**The request**.
Copy all of the material word for word, except for the pictures.

◇ ◇ ◇ ◇ ◇ ◇ ◇

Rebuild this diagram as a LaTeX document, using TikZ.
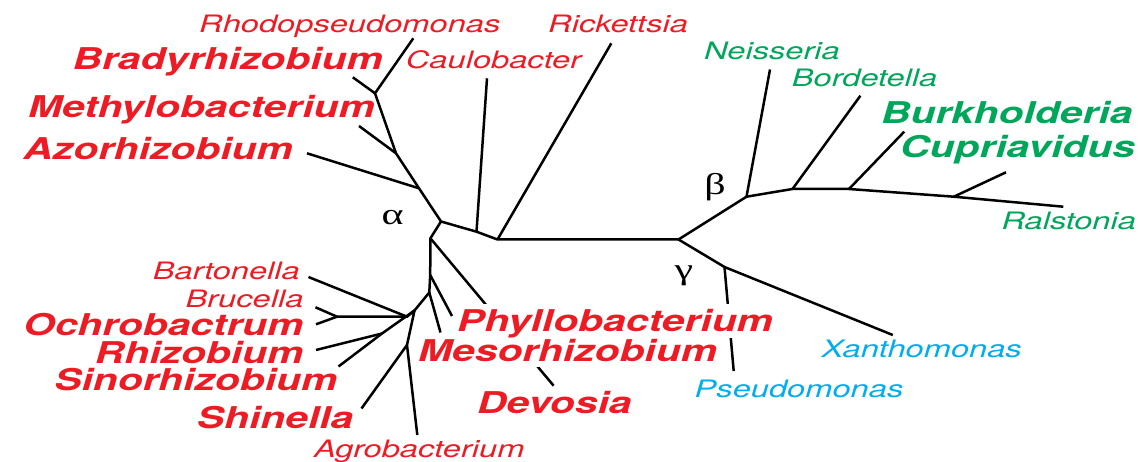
\documentclass[tikz,border=0pt]{standalone}
\usepackage{fontspec}
\usepackage{graphicx}
\setmainfont{TeX Gyre Heros}[FakeStretch=1.36]
\newfontfamily\greekfont{Liberation Serif}[FakeStretch=1.4]
\definecolor{alphared}{RGB}{237,28,36}
\definecolor{betagreen}{RGB}{0,166,90}
\definecolor{gammacyan}{RGB}{0,174,239}
\tikzset{
  branch/.style={line width=2.5pt, black, line join=round},
  lab/.style={inner sep=0pt},
  reg/.style={lab, font=\fontsize{24}{24}\selectfont\itshape},
  bld/.style={lab, font=\fontsize{30}{30}\selectfont\bfseries\itshape},
  ared/.style={text=alphared},
  bgreen/.style={text=betagreen},
  gcyan/.style={text=gammacyan},
  greek/.style={inner sep=0pt, font=\fontsize{30}{30}\selectfont\greekfont},
  occl/.style={fill=white}
}
\begin{document}
\begin{tikzpicture}[x=1pt,y=-1pt]
\useasboundingbox (0,0) rectangle (1138,462);
% ---- junctions and tips
\coordinate (root) at (497.5,239.5);
\coordinate (split) at (678.5,239.5);
\coordinate (caulJ) at (476.5,231.7);
\coordinate (alphaJ) at (441,221.5);
\coordinate (azoJ) at (419,188.3);
\coordinate (methJ) at (396,153.3);
\coordinate (bradJ) at (375,93.3);
\coordinate (rhodoT) at (413.3,38.3);
\coordinate (bradT) at (352.8,77.3);
\coordinate (methT) at (359,126);
\coordinate (azoT) at (307,153.3);
\coordinate (caulT) at (487,78.3);
\coordinate (rickT) at (611.3,43.3);
\coordinate (lowJ) at (430.4,238.3);
\coordinate (vJ) at (430.2,275);
\coordinate (aJ) at (429.3,292.5);
\coordinate (devT) at (553.6,385.7);
\coordinate (phylloT) at (452,316);
\coordinate (mesoT) at (440.5,332.5);
\coordinate (bJ) at (414.5,310.5);
\coordinate (cJ) at (407,316.7);
\coordinate (dJ) at (382,333.5);
\coordinate (eJ) at (407,345);
\coordinate (bartT) at (308.5,277);
\coordinate (ochJ) at (337,316.7);
\coordinate (brucT) at (315.5,307.3);
\coordinate (ochT) at (316,324.3);
\coordinate (rhizT) at (316,350);
\coordinate (sinoT) at (338.5,366.5);
\coordinate (shinT) at (361.5,408.5);
\coordinate (agroT) at (417.3,435);
\coordinate (betaJ) at (746.5,196.7);
\coordinate (neisT) at (770,69.5);
\coordinate (bordJ) at (792.5,189);
\coordinate (bordT) at (860.4,95.7);
\coordinate (burkJ) at (849,189);
\coordinate (burkT) at (904.2,131.7);
\coordinate (cupJ) at (953.8,196.7);
\coordinate (cupT) at (1006,172.3);
\coordinate (ralT) at (1063.3,206.7);
\coordinate (gammaJ) at (724.5,267);
\coordinate (xanT) at (892.8,335);
\coordinate (pseT) at (733.7,371);
% ---- branches
\draw[branch] (split) -- (root) -- (caulJ) -- (alphaJ) -- (azoJ) -- (methJ) -- (bradJ) -- (rhodoT);
\draw[branch] (root) -- (rickT);
\draw[branch] (caulJ) -- (caulT);
\draw[branch] (bradJ) -- (bradT);
\draw[branch] (methJ) -- (methT);
\draw[branch] (azoJ) -- (azoT);
\draw[branch] (alphaJ) -- (lowJ) -- (vJ) -- (aJ) -- (bJ) -- (cJ) -- (ochJ) -- (ochT);
\draw[branch] (lowJ) -- (devT);
\draw[branch] (vJ) -- (phylloT);
\draw[branch] (aJ) -- (mesoT);
\draw[branch] (cJ) -- (bartT);
\draw[branch] (ochJ) -- (brucT);
\draw[branch] (bJ) -- (dJ) -- (sinoT);
\draw[branch] (dJ) -- (rhizT);
\draw[branch] (bJ) -- (eJ) -- (agroT);
\draw[branch] (eJ) -- (shinT);
\draw[branch] (split) -- (betaJ) -- (bordJ) -- (burkJ) -- (cupJ) -- (ralT);
\draw[branch] (betaJ) -- (neisT);
\draw[branch] (bordJ) -- (bordT);
\draw[branch] (burkJ) -- (burkT);
\draw[branch] (cupJ) -- (cupT);
\draw[branch] (split) -- (gammaJ) -- (xanT);
\draw[branch] (gammaJ) -- (pseT);
% ---- labels
\node[reg, ared, anchor=base west] (rhodo) at (199,32.5) {Rhodopseudomonas};
\node[reg, ared, anchor=base west] (rick) at (548,33) {Rickettsia};
\node[reg, ared, anchor=base west] (caul) at (405.7,69) {Caulobacter};
\node[bld, ared, anchor=base east] (brad) at (383,70) {Bradyrhizobium};
\node[bld, ared, anchor=base east] (meth) at (375,118) {Methylobacterium};
\node[bld, ared, anchor=base east] (azo) at (293,160) {Azorhizobium};
\node[reg, ared, anchor=base east] (bart) at (300,280) {Bartonella};
\node[reg, ared, anchor=base east] (bruc) at (303.6,308) {Brucella};
\node[bld, ared, anchor=base east] (ochro) at (303.6,335) {Ochrobactrum};
\node[bld, ared, anchor=base east] (rhiz) at (303.6,363) {Rhizobium};
\node[bld, ared, anchor=base east] (sino) at (337.5,390) {Sinorhizobium};
\node[bld, ared, anchor=base east] (shin) at (353.6,428) {Shinella};
\node[reg, ared, anchor=base west] (agro) at (314,457) {Agrobacterium};
\node[bld, ared, occl, anchor=base west, text height=28pt, text depth=6.5pt] (phyllo) at (457,332) {Phyllobacterium};
\node[bld, ared, occl, anchor=base west, text height=24pt, text depth=4.7pt] (meso) at (418,362) {Mesorhizobium};
\node[bld, ared, anchor=base west] (devo) at (477,413) {Devosia};
\node[reg, bgreen, anchor=base west] (neis) at (704,60) {Neisseria};
\node[reg, bgreen, anchor=base west] (bord) at (791.7,87) {Bordetella};
\node[bld, bgreen, anchor=base west] (burk) at (881,124) {Burkholderia};
\node[bld, bgreen, anchor=base west] (cupr) at (900,158) {Cupriavidus};
\node[reg, bgreen, anchor=base west] (rals) at (1001.5,230) {Ralstonia};
\node[reg, gcyan, anchor=base west] (xan) at (821.5,357) {Xanthomonas};
\node[reg, gcyan, anchor=base west] (pse) at (694.5,397) {Pseudomonas};
\node[greek] (alab) at (392.5,218) {α};
\node[greek] (blab) at (715,186.7) {β};
\node[greek] (glab) at (684,276) {γ};
\end{tikzpicture}
\end{document}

◇ ◇ ◇ ◇ ◇ ◇ ◇

**Worked answer**.
Rebuild this diagram as a LaTeX document, using TikZ.
\documentclass[tikz,border=0pt]{standalone}
\usepackage{fontspec}
\usepackage{graphicx}
\setmainfont{TeX Gyre Heros}[FakeStretch=1.36]
\newfontfamily\greekfont{Liberation Serif}[FakeStretch=1.4]
\definecolor{alphared}{RGB}{237,28,36}
\definecolor{betagreen}{RGB}{0,166,90}
\definecolor{gammacyan}{RGB}{0,174,239}
\tikzset{
  branch/.style={line width=2.5pt, black, line join=round},
  lab/.style={inner sep=0pt},
  reg/.style={lab, font=\fontsize{24}{24}\selectfont\itshape},
  bld/.style={lab, font=\fontsize{30}{30}\selectfont\bfseries\itshape},
  ared/.style={text=alphared},
  bgreen/.style={text=betagreen},
  gcyan/.style={text=gammacyan},
  greek/.style={inner sep=0pt, font=\fontsize{30}{30}\selectfont\greekfont},
  occl/.style={fill=white}
}
\begin{document}
\begin{tikzpicture}[x=1pt,y=-1pt]
\useasboundingbox (0,0) rectangle (1138,462);
% ---- junctions and tips
\coordinate (root) at (497.5,239.5);
\coordinate (split) at (678.5,239.5);
\coordinate (caulJ) at (476.5,231.7);
\coordinate (alphaJ) at (441,221.5);
\coordinate (azoJ) at (419,188.3);
\coordinate (methJ) at (396,153.3);
\coordinate (bradJ) at (375,93.3);
\coordinate (rhodoT) at (413.3,38.3);
\coordinate (bradT) at (352.8,77.3);
\coordinate (methT) at (359,126);
\coordinate (azoT) at (307,153.3);
\coordinate (caulT) at (487,78.3);
\coordinate (rickT) at (611.3,43.3);
\coordinate (lowJ) at (430.4,238.3);
\coordinate (vJ) at (430.2,275);
\coordinate (aJ) at (429.3,292.5);
\coordinate (devT) at (553.6,385.7);
\coordinate (phylloT) at (452,316);
\coordinate (mesoT) at (440.5,332.5);
\coordinate (bJ) at (414.5,310.5);
\coordinate (cJ) at (407,316.7);
\coordinate (dJ) at (382,333.5);
\coordinate (eJ) at (407,345);
\coordinate (bartT) at (308.5,277);
\coordinate (ochJ) at (337,316.7);
\coordinate (brucT) at (315.5,307.3);
\coordinate (ochT) at (316,324.3);
\coordinate (rhizT) at (316,350);
\coordinate (sinoT) at (338.5,366.5);
\coordinate (shinT) at (361.5,408.5);
\coordinate (agroT) at (417.3,435);
\coordinate (betaJ) at (746.5,196.7);
\coordinate (neisT) at (770,69.5);
\coordinate (bordJ) at (792.5,189);
\coordinate (bordT) at (860.4,95.7);
\coordinate (burkJ) at (849,189);
\coordinate (burkT) at (904.2,131.7);
\coordinate (cupJ) at (953.8,196.7);
\coordinate (cupT) at (1006,172.3);
\coordinate (ralT) at (1063.3,206.7);
\coordinate (gammaJ) at (724.5,267);
\coordinate (xanT) at (892.8,335);
\coordinate (pseT) at (733.7,371);
% ---- branches
\draw[branch] (split) -- (root) -- (caulJ) -- (alphaJ) -- (azoJ) -- (methJ) -- (bradJ) -- (rhodoT);
\draw[branch] (root) -- (rickT);
\draw[branch] (caulJ) -- (caulT);
\draw[branch] (bradJ) -- (bradT);
\draw[branch] (methJ) -- (methT);
\draw[branch] (azoJ) -- (azoT);
\draw[branch] (alphaJ) -- (lowJ) -- (vJ) -- (aJ) -- (bJ) -- (cJ) -- (ochJ) -- (ochT);
\draw[branch] (lowJ) -- (devT);
\draw[branch] (vJ) -- (phylloT);
\draw[branch] (aJ) -- (mesoT);
\draw[branch] (cJ) -- (bartT);
\draw[branch] (ochJ) -- (brucT);
\draw[branch] (bJ) -- (dJ) -- (sinoT);
\draw[branch] (dJ) -- (rhizT);
\draw[branch] (bJ) -- (eJ) -- (agroT);
\draw[branch] (eJ) -- (shinT);
\draw[branch] (split) -- (betaJ) -- (bordJ) -- (burkJ) -- (cupJ) -- (ralT);
\draw[branch] (betaJ) -- (neisT);
\draw[branch] (bordJ) -- (bordT);
\draw[branch] (burkJ) -- (burkT);
\draw[branch] (cupJ) -- (cupT);
\draw[branch] (split) -- (gammaJ) -- (xanT);
\draw[branch] (gammaJ) -- (pseT);
% ---- labels
\node[reg, ared, anchor=base west] (rhodo) at (199,32.5) {Rhodopseudomonas};
\node[reg, ared, anchor=base west] (rick) at (548,33) {Rickettsia};
\node[reg, ared, anchor=base west] (caul) at (405.7,69) {Caulobacter};
\node[bld, ared, anchor=base east] (brad) at (383,70) {Bradyrhizobium};
\node[bld, ared, anchor=base east] (meth) at (375,118) {Methylobacterium};
\node[bld, ared, anchor=base east] (azo) at (293,160) {Azorhizobium};
\node[reg, ared, anchor=base east] (bart) at (300,280) {Bartonella};
\node[reg, ared, anchor=base east] (bruc) at (303.6,308) {Brucella};
\node[bld, ared, anchor=base east] (ochro) at (303.6,335) {Ochrobactrum};
\node[bld, ared, anchor=base east] (rhiz) at (303.6,363) {Rhizobium};
\node[bld, ared, anchor=base east] (sino) at (337.5,390) {Sinorhizobium};
\node[bld, ared, anchor=base east] (shin) at (353.6,428) {Shinella};
\node[reg, ared, anchor=base west] (agro) at (314,457) {Agrobacterium};
\node[bld, ared, occl, anchor=base west, text height=28pt, text depth=6.5pt] (phyllo) at (457,332) {Phyllobacterium};
\node[bld, ared, occl, anchor=base west, text height=24pt, text depth=4.7pt] (meso) at (418,362) {Mesorhizobium};
\node[bld, ared, anchor=base west] (devo) at (477,413) {Devosia};
\node[reg, bgreen, anchor=base west] (neis) at (704,60) {Neisseria};
\node[reg, bgreen, anchor=base west] (bord) at (791.7,87) {Bordetella};
\node[bld, bgreen, anchor=base west] (burk) at (881,124) {Burkholderia};
\node[bld, bgreen, anchor=base west] (cupr) at (900,158) {Cupriavidus};
\node[reg, bgreen, anchor=base west] (rals) at (1001.5,230) {Ralstonia};
\node[reg, gcyan, anchor=base west] (xan) at (821.5,357) {Xanthomonas};
\node[reg, gcyan, anchor=base west] (pse) at (694.5,397) {Pseudomonas};
\node[greek] (alab) at (392.5,218) {α};
\node[greek] (blab) at (715,186.7) {β};
\node[greek] (glab) at (684,276) {γ};
\end{tikzpicture}
\end{document}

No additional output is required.